Under a manager-managed LLC structure, the members appoint one or more managers, who may be individuals or entities and may or may not be members of the LLC. The Operating Agreement defines: the scope of the managers' authority over day-to-day operations; which actions managers can take without member approval (such as routine business decisions); and which major actions require member consent (such as admitting new members, selling substantial assets, or dissolving the LLC). This form allows you to clearly set out the managers' duties and limitations.

How do I know if this manager-managed Operating Agreement matches my Articles of Organization?

Your LLC's Articles of Organization (or equivalent state formation document) usually indicate whether the LLC is member-managed or manager-managed. This manager-managed Operating Agreement is generally appropriate if: your filed Articles of Organization identify the LLC as manager-managed, or you intend to amend your Articles to change from member-managed to manager-managed. It is important that your Operating Agreement and Articles of Organization be consistent regarding management structure.

Is a manager-managed Operating Agreement filed with the state or just kept internally?

In most states, the Operating Agreement—whether member-managed or manager-managed—is an internal governance document, not a public filing. You typically: file the Articles of Organization (or similar document) with the state to form the LLC and to indicate that it is manager-managed; and keep the signed Operating Agreement in your LLC's records and provide copies to members, managers, and relevant advisors. A small number of states (such as New York, California, and Maine) may impose additional requirements for LLC governance or related filings.

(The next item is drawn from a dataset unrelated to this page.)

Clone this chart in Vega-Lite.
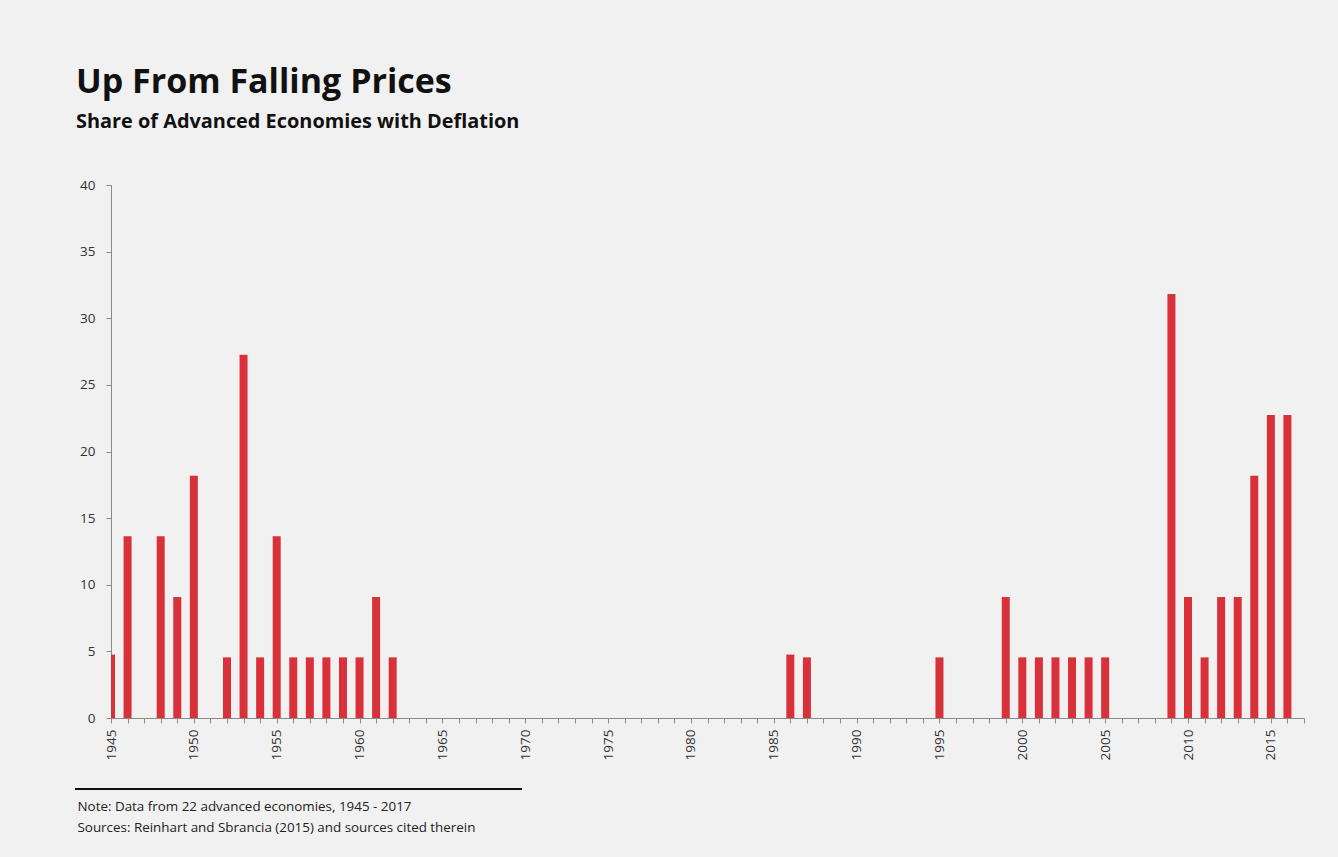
{
  "$schema": "https://vega.github.io/schema/vega-lite/v6.json",
  "autosize": {"type": "none"},
  "padding": {"left": 111, "top": 185, "right": 34, "bottom": 139},
  "width": 1193,
  "height": 533,
  "background": "#f1f1f1",
  "config": {
    "font": "Open Sans",
    "view": {"stroke": null},
    "axis": {"labelFont": "Open Sans", "titleFont": "Open Sans"}
  },
  "title": {
    "text": "Up From Falling Prices",
    "subtitle": "Share of Advanced Economies with Deflation",
    "anchor": "start",
    "frame": "group",
    "dx": -35,
    "offset": 46,
    "font": "Open Sans",
    "fontSize": 34,
    "fontWeight": "bold",
    "color": "#111111",
    "subtitleFont": "Open Sans",
    "subtitleFontSize": 19.9,
    "subtitleFontWeight": "bold",
    "subtitleColor": "#111111",
    "subtitlePadding": 12
  },
  "data": {
    "values": [
      {"year": 1945, "share": 4.76}, {"year": 1946, "share": 13.64}, {"year": 1947, "share": 0},
      {"year": 1948, "share": 13.64}, {"year": 1949, "share": 9.09}, {"year": 1950, "share": 18.18},
      {"year": 1951, "share": 0}, {"year": 1952, "share": 4.55}, {"year": 1953, "share": 27.27},
      {"year": 1954, "share": 4.55}, {"year": 1955, "share": 13.64}, {"year": 1956, "share": 4.55},
      {"year": 1957, "share": 4.55}, {"year": 1958, "share": 4.55}, {"year": 1959, "share": 4.55},
      {"year": 1960, "share": 4.55}, {"year": 1961, "share": 9.09}, {"year": 1962, "share": 4.55},
      {"year": 1963, "share": 0}, {"year": 1964, "share": 0}, {"year": 1965, "share": 0},
      {"year": 1966, "share": 0}, {"year": 1967, "share": 0}, {"year": 1968, "share": 0},
      {"year": 1969, "share": 0}, {"year": 1970, "share": 0}, {"year": 1971, "share": 0},
      {"year": 1972, "share": 0}, {"year": 1973, "share": 0}, {"year": 1974, "share": 0},
      {"year": 1975, "share": 0}, {"year": 1976, "share": 0}, {"year": 1977, "share": 0},
      {"year": 1978, "share": 0}, {"year": 1979, "share": 0}, {"year": 1980, "share": 0},
      {"year": 1981, "share": 0}, {"year": 1982, "share": 0}, {"year": 1983, "share": 0},
      {"year": 1984, "share": 0}, {"year": 1985, "share": 0}, {"year": 1986, "share": 4.76},
      {"year": 1987, "share": 4.55}, {"year": 1988, "share": 0}, {"year": 1989, "share": 0},
      {"year": 1990, "share": 0}, {"year": 1991, "share": 0}, {"year": 1992, "share": 0},
      {"year": 1993, "share": 0}, {"year": 1994, "share": 0}, {"year": 1995, "share": 4.55},
      {"year": 1996, "share": 0}, {"year": 1997, "share": 0}, {"year": 1998, "share": 0},
      {"year": 1999, "share": 9.09}, {"year": 2000, "share": 4.55}, {"year": 2001, "share": 4.55},
      {"year": 2002, "share": 4.55}, {"year": 2003, "share": 4.55}, {"year": 2004, "share": 4.55},
      {"year": 2005, "share": 4.55}, {"year": 2006, "share": 0}, {"year": 2007, "share": 0},
      {"year": 2008, "share": 0}, {"year": 2009, "share": 31.82}, {"year": 2010, "share": 9.09},
      {"year": 2011, "share": 4.55}, {"year": 2012, "share": 9.09}, {"year": 2013, "share": 9.09},
      {"year": 2014, "share": 18.18}, {"year": 2015, "share": 22.73}, {"year": 2016, "share": 22.73}
    ]
  },
  "layer": [
    {
      "mark": {"type": "bar", "color": "#d8313a", "size": 8, "clip": true},
      "encoding": {
        "x": {
          "field": "year",
          "type": "quantitative",
          "scale": {"domain": [1945, 2017], "nice": false, "zero": false, "padding": 0},
          "axis": {
            "values": [1945,1946,1947,1948,1949,1950,1951,1952,1953,1954,1955,1956,1957,1958,1959,1960,1961,1962,1963,1964,1965,1966,1967,1968,1969,1970,1971,1972,1973,1974,1975,1976,1977,1978,1979,1980,1981,1982,1983,1984,1985,1986,1987,1988,1989,1990,1991,1992,1993,1994,1995,1996,1997,1998,1999,2000,2001,2002,2003,2004,2005,2006,2007,2008,2009,2010,2011,2012,2013,2014,2015,2016,2017],
            "tickCount": 200,
            "format": "d",
            "labelExpr": "datum.value % 5 == 0 ? datum.label : ''",
            "labelAngle": -90,
            "labelFontSize": 13.5,
            "labelColor": "#333333",
            "labelPadding": 6,
            "labelFlush": false,
            "labelOverlap": false,
            "labelBound": false,
            "domainColor": "#8a8a8a",
            "tickColor": "#8a8a8a",
            "tickSize": 5,
            "grid": false,
            "title": ["Note: Data from 22 advanced economies, 1945 - 2017", "Sources: Reinhart and Sbrancia (2015) and sources cited therein"],
            "titleAnchor": "start",
            "titleAlign": "left",
            "titleBaseline": "alphabetic",
            "titleX": -34,
            "titleY": 92,
            "titleFontSize": 13.4,
            "titleFontWeight": "normal",
            "titleColor": "#222222",
            "titleLineHeight": 21
          }
        },
        "y": {
          "field": "share",
          "type": "quantitative",
          "scale": {"domain": [0, 40], "nice": false},
          "axis": {
            "values": [0, 5, 10, 15, 20, 25, 30, 35, 40],
            "labelFontSize": 13.5,
            "labelColor": "#333333",
            "labelPadding": 11,
            "domainColor": "#8a8a8a",
            "tickColor": "#8a8a8a",
            "tickSize": 5,
            "grid": false,
            "title": null
          }
        }
      }
    },
    {
      "mark": {"type": "rule", "color": "#111111", "strokeWidth": 1.5, "clip": false},
      "encoding": {
        "x": {"datum": 1942.83, "type": "quantitative"},
        "x2": {"datum": 1969.8},
        "y": {"datum": -5.33, "type": "quantitative"}
      }
    }
  ]
}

Can I change from a member-managed to a manager-managed structure later, and will this form help?

Yes, many LLCs start as member-managed and later convert to a manager-managed structure as the business grows or new investors join. Typically, this involves: amending your Articles of Organization (or equivalent) with the state to reflect the new manager-managed structure, if required by your state; adopting a manager-managed Operating Agreement (such as this form), or amending your existing Operating Agreement to replace member management with manager management; and having all members sign the new or amended agreement and updating your LLC records. Because state procedures vary, you should confirm your state's specific requirements.